***** Dataset content *****

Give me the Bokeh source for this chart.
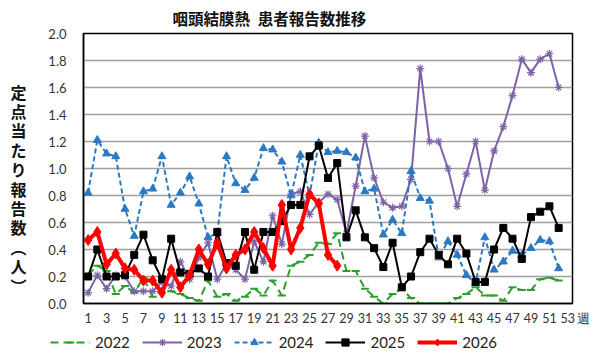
from bokeh.plotting import figure
from bokeh.layouts import column, row
from bokeh.models import (Range1d, FixedTicker, Legend, LegendItem,
                          PrintfTickFormatter, LinearAxis)
from bokeh.embed import file_html
from bokeh.resources import INLINE

# Weekly reported cases per sentinel site (pharyngoconjunctival fever)
weeks = list(range(1, 53))

y2022 = [0.21, 0.28, 0.24, 0.07, 0.13, 0.08, 0.19, 0.05, 0.11, 0.09,
         0.07, 0.04, 0.02, 0.17, 0.05, 0.07, 0.02, 0.05, 0.11, 0.06,
         0.17, 0.06, 0.28, 0.31, 0.36, 0.45, 0.44, 0.52, 0.24, 0.24,
         0.11, 0.05, 0.00, 0.07, 0.11, 0.04, 0.00, 0.00, 0.00, 0.00,
         0.04, 0.07, 0.12, 0.06, 0.06, 0.02, 0.12, 0.10, 0.10, 0.18,
         0.19, 0.17]

y2023 = [0.08, 0.21, 0.11, 0.21, 0.20, 0.09, 0.09, 0.09, 0.16, 0.13,
         0.31, 0.18, 0.34, 0.45, 0.18, 0.29, 0.25, 0.18, 0.46, 0.31,
         0.65, 0.44, 0.81, 0.83, 0.66, 0.75, 0.81, 0.77, 0.52, 0.87,
         1.24, 0.93, 0.75, 0.71, 0.72, 0.92, 1.74, 1.20, 1.20, 1.00,
         0.72, 0.96, 1.20, 0.84, 1.13, 1.31, 1.54, 1.81, 1.71, 1.81,
         1.85, 1.60]

y2024 = [0.82, 1.21, 1.11, 1.09, 0.70, 0.50, 0.83, 0.85, 1.09, 0.73,
         0.82, 0.94, 0.74, 0.49, 0.52, 1.09, 0.89, 0.84, 0.93, 1.15,
         1.14, 1.05, 0.80, 1.10, 0.80, 1.19, 1.12, 1.13, 1.12, 1.08,
         0.83, 0.85, 0.51, 0.62, 0.52, 0.98, 0.78, 0.76, 0.34, 0.46,
         0.36, 0.21, 0.15, 0.49, 0.25, 0.31, 0.39, 0.36, 0.41, 0.47,
         0.46, 0.26]

y2025 = [0.20, 0.40, 0.20, 0.20, 0.21, 0.36, 0.51, 0.32, 0.18, 0.48,
         0.23, 0.22, 0.26, 0.20, 0.53, 0.30, 0.28, 0.53, 0.25, 0.53,
         0.53, 0.61, 0.73, 0.73, 1.09, 1.17, 0.93, 1.04, 0.49, 0.69,
         0.49, 0.41, 0.27, 0.45, 0.12, 0.20, 0.38, 0.48, 0.36, 0.29,
         0.48, 0.37, 0.16, 0.16, 0.40, 0.56, 0.48, 0.33, 0.64, 0.68,
         0.72, 0.56]

y2026 = [0.47, 0.53, 0.29, 0.37, 0.26, 0.25, 0.17, 0.17, 0.08, 0.25,
         0.12, 0.21, 0.40, 0.29, 0.45, 0.26, 0.36, 0.40, 0.53, 0.41,
         0.28, 0.73, 0.40, 0.56, 0.81, 0.74, 0.36, 0.28]

x_ticks = list(range(1, 54, 2))
y_ticks = [0.0, 0.2, 0.4, 0.6, 0.8, 1.0, 1.2, 1.4, 1.6, 1.8, 2.0]

title_text = "咽頭結膜熱\u2002患者報告数推移"
ylabel_text = "定点当たり報告数︵人︶"
week_unit = "週"
series_names = ["2022", "2023", "2024", "2025", "2026"]

JP = "Noto Sans CJK JP"
NUM = "Lato"

chart = figure(width=600, height=330, output_backend="svg", toolbar_location=None,
               x_range=Range1d(0.5, 53.5), y_range=Range1d(0, 2.0))
chart.min_border_left = 83
chart.min_border_right = 28
chart.min_border_top = 33
chart.min_border_bottom = 27
chart.outline_line_color = "black"
chart.outline_line_width = 1.5
chart.background_fill_color = "white"
chart.border_fill_color = "white"

# Title, placed over the left-centre of the chart
chart.title.text = title_text
chart.title.align = "left"
chart.title.offset = 89
chart.title.text_font = JP
chart.title.text_font_style = "bold"
chart.title.text_font_size = "15.5px"
chart.title.text_color = "#111111"
chart.title.standoff = 9

chart.xgrid.grid_line_color = None
chart.ygrid.grid_line_color = "#a0a0a0"
chart.ygrid.grid_line_width = 1.5
chart.ygrid.ticker = FixedTicker(ticks=y_ticks)

chart.yaxis.ticker = FixedTicker(ticks=y_ticks)
chart.yaxis.formatter = PrintfTickFormatter(format="%.1f")
chart.xaxis.ticker = FixedTicker(ticks=x_ticks)
# last week label carries the unit; leading blank keeps the number centred
chart.xaxis.major_label_overrides = {53: "\u3000\u200953\u2009" + week_unit}

for ax in (chart.xaxis, chart.yaxis):
    ax.axis_line_color = "black"
    ax.axis_line_width = 1.5
    ax.major_tick_line_color = None
    ax.minor_tick_line_color = None
    ax.major_tick_out = 0
    ax.major_tick_in = 0
    ax.major_label_text_font = NUM
    ax.major_label_text_font_size = "13px"
    ax.major_label_text_color = "#333333"
chart.yaxis.major_label_standoff = 17
chart.xaxis.major_label_standoff = 7
chart.xaxis.major_label_text_font_size = "12.5px"

# Upright, top-to-bottom y caption: one character per slot on a bare axis
cap_chars = list(ylabel_text)
cap_pitch = 19.4
cap_top = 212
chart.extra_y_ranges = {"caption": Range1d(0, 270)}
cap_pos = [cap_top - i * cap_pitch for i in range(len(cap_chars))]
cap_axis = LinearAxis(y_range_name="caption",
                      ticker=FixedTicker(ticks=cap_pos),
                      major_label_overrides={v: c for v, c in zip(cap_pos, cap_chars)})
cap_axis.axis_line_color = None
cap_axis.major_tick_line_color = None
cap_axis.minor_tick_line_color = None
cap_axis.major_tick_out = 0
cap_axis.major_tick_in = 0
cap_axis.major_label_standoff = 19
cap_axis.major_label_text_font = JP
cap_axis.major_label_text_font_style = "bold"
cap_axis.major_label_text_font_size = "16px"
cap_axis.major_label_text_color = "#111111"
chart.add_layout(cap_axis, "left")

green = "#2f9e2f"
purple = "#7d62a8"
blue = "#2b79c2"
black = "#000000"
red = "#ff0000"

styles = [
    dict(color=green, width=2, dash="8 5", marker="dash", size=8, mlw=2),
    dict(color=purple, width=2, dash="solid", marker="asterisk", size=8, mlw=1.2),
    dict(color=blue, width=2, dash="5 3", marker="triangle", size=8, mlw=1),
    dict(color=black, width=2, dash="solid", marker="square", size=7, mlw=1),
    dict(color=red, width=4, dash="solid", marker="diamond", size=11, mlw=1),
]
series = [y2022, y2023, y2024, y2025, y2026]


def draw(fig, xs, ys, st):
    ln = fig.line(xs, ys, line_color=st["color"], line_width=st["width"],
                  line_dash=st["dash"])
    mk = fig.scatter(xs, ys, marker=st["marker"], size=st["size"],
                     fill_color=st["color"], line_color=st["color"],
                     line_width=st["mlw"])
    return ln, mk


for ys, st in zip(series, styles):
    draw(chart, weeks[:len(ys)], ys, st)

# Legend strip under the chart; its proxy renderers sit outside the view
leg_fig = figure(width=600, height=31, output_backend="svg", toolbar_location=None,
                 x_range=Range1d(10, 11), y_range=Range1d(10, 11),
                 x_axis_type=None, y_axis_type=None)
leg_fig.min_border = 0
leg_fig.outline_line_color = None
leg_fig.grid.visible = False
items = []
for name, st in zip(series_names, styles):
    ln, mk = draw(leg_fig, [0], [0], st)
    items.append(LegendItem(label=name, renderers=[ln, mk]))
legend = Legend(items=items, orientation="horizontal", location=(50, 10))
legend.border_line_color = None
legend.background_fill_alpha = 0
legend.padding = 0
legend.margin = 0
legend.spacing = 12
legend.glyph_width = 40
legend.glyph_height = 18
legend.label_standoff = 5
legend.label_text_font = NUM
legend.label_text_font_size = "15px"
legend.label_text_color = "#222222"
leg_fig.add_layout(legend, "center")

p = column(chart, row(leg_fig, spacing=0), spacing=0)

open("out.html", "w").write(file_html(p, INLINE))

*****

Your goal: Write out again, exactly, the lines from the start of the listing up to the line containing "1.85, 1.60]", with both ends and without pictures.

Task solution:
Give me the Bokeh source for this chart.
from bokeh.plotting import figure
from bokeh.layouts import column, row
from bokeh.models import (Range1d, FixedTicker, Legend, LegendItem,
                          PrintfTickFormatter, LinearAxis)
from bokeh.embed import file_html
from bokeh.resources import INLINE

# Weekly reported cases per sentinel site (pharyngoconjunctival fever)
weeks = list(range(1, 53))

y2022 = [0.21, 0.28, 0.24, 0.07, 0.13, 0.08, 0.19, 0.05, 0.11, 0.09,
         0.07, 0.04, 0.02, 0.17, 0.05, 0.07, 0.02, 0.05, 0.11, 0.06,
         0.17, 0.06, 0.28, 0.31, 0.36, 0.45, 0.44, 0.52, 0.24, 0.24,
         0.11, 0.05, 0.00, 0.07, 0.11, 0.04, 0.00, 0.00, 0.00, 0.00,
         0.04, 0.07, 0.12, 0.06, 0.06, 0.02, 0.12, 0.10, 0.10, 0.18,
         0.19, 0.17]

y2023 = [0.08, 0.21, 0.11, 0.21, 0.20, 0.09, 0.09, 0.09, 0.16, 0.13,
         0.31, 0.18, 0.34, 0.45, 0.18, 0.29, 0.25, 0.18, 0.46, 0.31,
         0.65, 0.44, 0.81, 0.83, 0.66, 0.75, 0.81, 0.77, 0.52, 0.87,
         1.24, 0.93, 0.75, 0.71, 0.72, 0.92, 1.74, 1.20, 1.20, 1.00,
         0.72, 0.96, 1.20, 0.84, 1.13, 1.31, 1.54, 1.81, 1.71, 1.81,
         1.85, 1.60]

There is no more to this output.